At the other end of the spectrum, Mrs Hernandez revealed how police and partners had been on a fact-finding mission to London’s bustling Oxford Street to see how they tackled anti-social behaviour, shoplifting and street crime.
She said: “They have high end shoplifting. They work as a team. It really is basic stuff.”
That really reinforced the message she was trying to get across to business people in the room. She needed them to buy into what she was trying to achieve. She is getting there but the journey has not been and is not easy.
She has introduced UKPAC, a crime-reporting and intelligence-sharing platform so that incidents of theft, anti-social behaviour, violence etc can be logged by businesses and processed into evidence packs for police.
The scheme has been launched in Torquay at no cost to businesses. Next year will cost them £20 a month. Take up and interest hasn’t exactly been red hot.
Mrs Hernandez revealed that it has taken the past few months to get 40 businesses in the Bay signed up.
“I was asked to do something similar in Teignmouth and we had nine sign up in a day,” she said.
She emphasised how important it was to report crimes.
“Unless it is reported, the police will not do a lot,” she said.

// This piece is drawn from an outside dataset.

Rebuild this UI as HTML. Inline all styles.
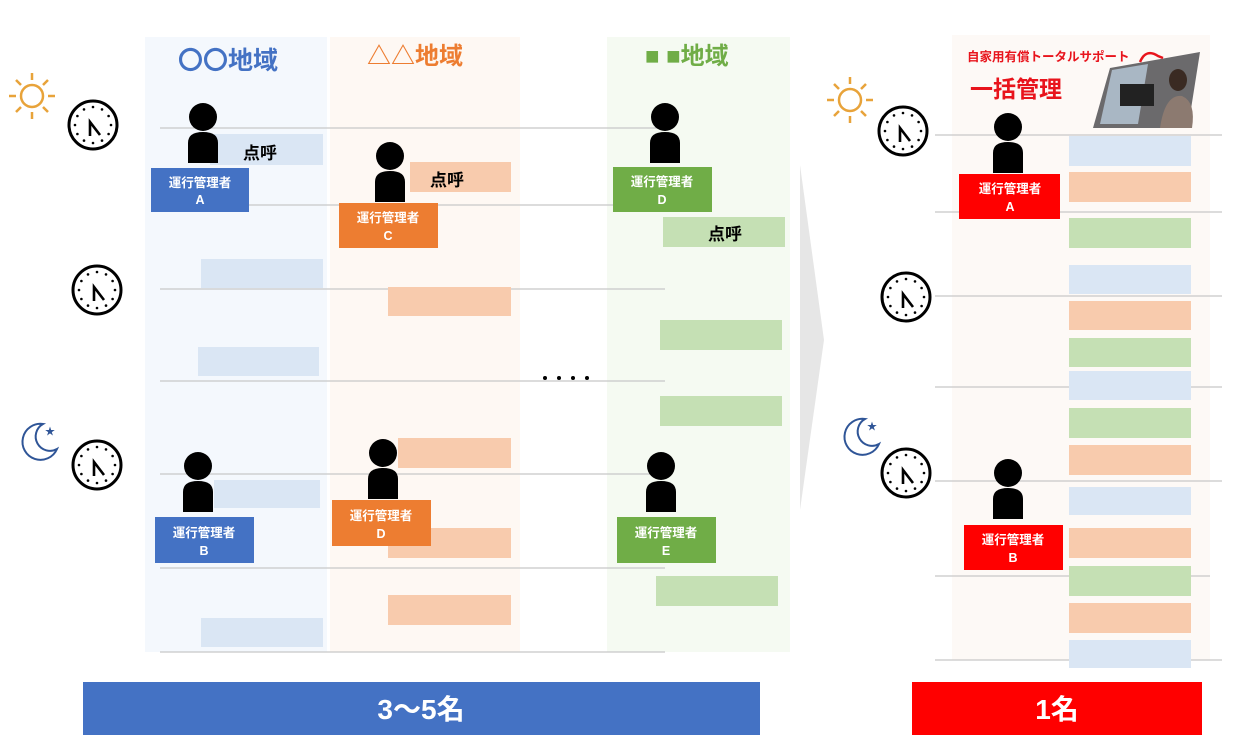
<!DOCTYPE html><html><head><meta charset="utf-8"><style>body{margin:0;background:#fff}svg{display:block}text{font-family:"Liberation Sans","Noto Sans CJK JP",sans-serif;font-weight:bold}</style></head><body>
<svg width="1240" height="751" viewBox="0 0 1240 751" xmlns="http://www.w3.org/2000/svg">
<defs>
<g id="clk"><circle r="24" fill="#fff" stroke="#000" stroke-width="3"/>
<g fill="#000"><circle cx="0" cy="-18" r="1.3"/><circle cx="9" cy="-15.6" r="1.3"/><circle cx="15.6" cy="-9" r="1.3"/><circle cx="18" cy="0" r="1.3"/><circle cx="15.6" cy="9" r="1.3"/><circle cx="9" cy="15.6" r="1.3"/><circle cx="0" cy="18" r="1.3"/><circle cx="-9" cy="15.6" r="1.3"/><circle cx="-15.6" cy="9" r="1.3"/><circle cx="-18" cy="0" r="1.3"/><circle cx="-15.6" cy="-9" r="1.3"/><circle cx="-9" cy="-15.6" r="1.3"/></g>
<path d="M-3 11 V-3 L7 10" fill="none" stroke="#000" stroke-width="2.6"/></g>
<g id="per"><circle cx="0" cy="0" r="14" fill="#000"/><path d="M-15 46 L-15 26 Q-15 15 0 15 Q15 15 15 26 L15 46Z" fill="#000"/></g>
<g id="sun" stroke="#e8a33a" stroke-width="2.5" fill="none"><circle r="11"/><path d="M0-16V-23M0 16V23M-16 0H-23M16 0H23M11-11L16-16M-11-11L-16-16M11 11L16 16M-11 11L-16 16"/></g>
<g id="moon"><path d="M6 -17 A18 18 0 1 0 20 8 A14 14 0 0 1 6 -17Z" fill="none" stroke="#2f5597" stroke-width="2"/><text x="8" y="-6" font-size="10" fill="#2f5597">★</text></g>
</defs>
<rect x="145" y="37" width="182" height="615" fill="#f4f8fd"/>
<rect x="330" y="37" width="190" height="615" fill="#fef8f3"/>
<rect x="607" y="37" width="183" height="615" fill="#f5faf2"/>
<rect x="952" y="35" width="258" height="625" fill="#fdf9f6"/>
<polygon points="800,165 824,340 800,510" fill="#e6e6e6"/>
<g stroke="#c8c8c8" stroke-width="1.2">
<line x1="160" y1="128" x2="665" y2="128"/><line x1="160" y1="205" x2="665" y2="205"/><line x1="160" y1="289" x2="665" y2="289"/><line x1="160" y1="381" x2="665" y2="381"/><line x1="160" y1="474" x2="665" y2="474"/><line x1="160" y1="568" x2="665" y2="568"/><line x1="160" y1="652" x2="665" y2="652"/>
<line x1="935" y1="135" x2="1222" y2="135"/><line x1="935" y1="212" x2="1222" y2="212"/><line x1="935" y1="296" x2="1222" y2="296"/><line x1="935" y1="387" x2="1222" y2="387"/><line x1="935" y1="481" x2="1222" y2="481"/><line x1="935" y1="576" x2="1210" y2="576"/><line x1="935" y1="660" x2="1222" y2="660"/></g>
<g fill="#dae6f4"><rect x="210" y="134" width="113" height="31"/><rect x="201" y="259" width="122" height="29"/><rect x="198" y="347" width="121" height="29"/><rect x="214" y="480" width="106" height="28"/><rect x="201" y="618" width="122" height="29"/></g>
<g fill="#f8cbad"><rect x="410" y="162" width="101" height="30"/><rect x="388" y="287" width="123" height="29"/><rect x="398" y="438" width="113" height="30"/><rect x="388" y="528" width="123" height="30"/><rect x="388" y="595" width="123" height="30"/></g>
<g fill="#c5e0b4"><rect x="663" y="217" width="122" height="30"/><rect x="660" y="320" width="122" height="30"/><rect x="660" y="396" width="122" height="30"/><rect x="656" y="576" width="122" height="30"/></g>
<g><rect x="1069" y="136" width="122" height="30" fill="#dae6f4"/><rect x="1069" y="172" width="122" height="30" fill="#f8cbad"/><rect x="1069" y="218" width="122" height="30" fill="#c5e0b4"/><rect x="1069" y="265" width="122" height="29" fill="#dae6f4"/><rect x="1069" y="301" width="122" height="29" fill="#f8cbad"/><rect x="1069" y="338" width="122" height="29" fill="#c5e0b4"/><rect x="1069" y="371" width="122" height="29" fill="#dae6f4"/><rect x="1069" y="408" width="122" height="30" fill="#c5e0b4"/><rect x="1069" y="445" width="122" height="30" fill="#f8cbad"/><rect x="1069" y="487" width="122" height="28" fill="#dae6f4"/><rect x="1069" y="528" width="122" height="30" fill="#f8cbad"/><rect x="1069" y="566" width="122" height="30" fill="#c5e0b4"/><rect x="1069" y="603" width="122" height="30" fill="#f8cbad"/><rect x="1069" y="640" width="122" height="28" fill="#dae6f4"/></g>
<g font-size="17" fill="#000"><text x="243" y="159">点呼</text><text x="430" y="186">点呼</text><text x="708" y="240">点呼</text></g>
<text x="178" y="69" font-size="25" fill="#4472c4">〇〇地域</text>
<text x="367" y="64" font-size="24" fill="#ed7d31">△△地域</text>
<text x="645" y="64" font-size="24" fill="#70ad47">■ ■地域</text>
<g fill="#000"><circle cx="545" cy="378" r="2"/><circle cx="559" cy="378" r="2"/><circle cx="573" cy="378" r="2"/><circle cx="587" cy="378" r="2"/></g>
<use href="#per" x="203" y="117"/><use href="#per" x="390" y="156"/><use href="#per" x="665" y="117"/><use href="#per" x="198" y="466"/><use href="#per" x="383" y="453"/><use href="#per" x="661" y="466"/><use href="#per" x="1008" y="127"/><use href="#per" x="1008" y="473"/>
<g font-size="12.5" fill="#fff" text-anchor="middle">
<rect x="151" y="168" width="98" height="44" fill="#4472c4"/><text x="200" y="187">運行管理者</text><text x="200" y="204">A</text>
<rect x="339" y="203" width="99" height="45" fill="#ed7d31"/><text x="388" y="222">運行管理者</text><text x="388" y="240">C</text>
<rect x="613" y="167" width="99" height="45" fill="#70ad47"/><text x="662" y="186">運行管理者</text><text x="662" y="204">D</text>
<rect x="155" y="517" width="99" height="46" fill="#4472c4"/><text x="204" y="537">運行管理者</text><text x="204" y="555">B</text>
<rect x="332" y="500" width="99" height="46" fill="#ed7d31"/><text x="381" y="520">運行管理者</text><text x="381" y="538">D</text>
<rect x="617" y="517" width="99" height="46" fill="#70ad47"/><text x="666" y="537">運行管理者</text><text x="666" y="555">E</text>
<rect x="959" y="174" width="101" height="45" fill="#ff0000"/><text x="1010" y="193">運行管理者</text><text x="1010" y="211">A</text>
<rect x="964" y="525" width="99" height="45" fill="#ff0000"/><text x="1013" y="544">運行管理者</text><text x="1013" y="562">B</text></g>
<use href="#sun" x="32" y="96"/><use href="#sun" x="850" y="100"/>
<use href="#moon" x="37" y="441"/><use href="#moon" x="859" y="436"/>
<use href="#clk" x="93" y="125"/><use href="#clk" x="97" y="290"/><use href="#clk" x="97" y="465"/>
<use href="#clk" x="903" y="131"/><use href="#clk" x="906" y="297"/><use href="#clk" x="906" y="473"/>
<polygon points="1110,68 1200,52 1188,128 1093,128" fill="#6b6a6c"/>
<polygon points="1112,70 1148,64 1138,124 1100,124" fill="#a9b7c4"/>
<rect x="1120" y="84" width="34" height="22" fill="#222"/>
<ellipse cx="1178" cy="80" rx="9" ry="11" fill="#3a2a22"/>
<path d="M1160 128 Q1165 94 1182 96 Q1196 102 1192 128Z" fill="#8c7a70"/>
<text x="967" y="61" font-size="12.5" fill="#e8141c">自家用有償トータルサポート</text>
<path d="M1140 62 Q1146 48 1158 56 L1163 58" stroke="#e8141c" stroke-width="2.5" fill="none"/>
<text x="970" y="97" font-size="23" fill="#e8141c">一括管理</text>
<rect x="83" y="682" width="677" height="53" fill="#4472c4"/>
<text x="421" y="719" font-size="28" fill="#fff" text-anchor="middle">3～5名</text>
<rect x="912" y="682" width="290" height="53" fill="#ff0000"/>
<text x="1057" y="719" font-size="28" fill="#fff" text-anchor="middle">1名</text>
</svg></body></html>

Torquay’s town centre problems are a long way from being over. Mrs Hernandez talked about organised crime, people being attacked in the street, prolific offenders breaking the law, shoplifting increasing ten-fold and street people being exploited by their own.
As far as Factory Row goes, she talked about housing needs and a lack of move-on accommodation which would take a lot of the vulnerable people off the streets and away from Castle Circus.
She emphasised she “could not fix homeless, addiction and mental health” problems. She just had to make sure police dealt with the “fall-out”.
She said her policing attentions and priorities are having to focus elsewhere and not just on the Bay and Torquay, with officers having to be spread wider afield.
“That is why people have to make an effort and I need your voice,” she told the business leaders.
There was a hint of having to walk away. But I can’t see that.
Like her or loathe her. Blue, red or yellow, Alison Hernandez is determined and won’t give up. She’s not a quitter. Perhaps that’s the Hele Village girl in her.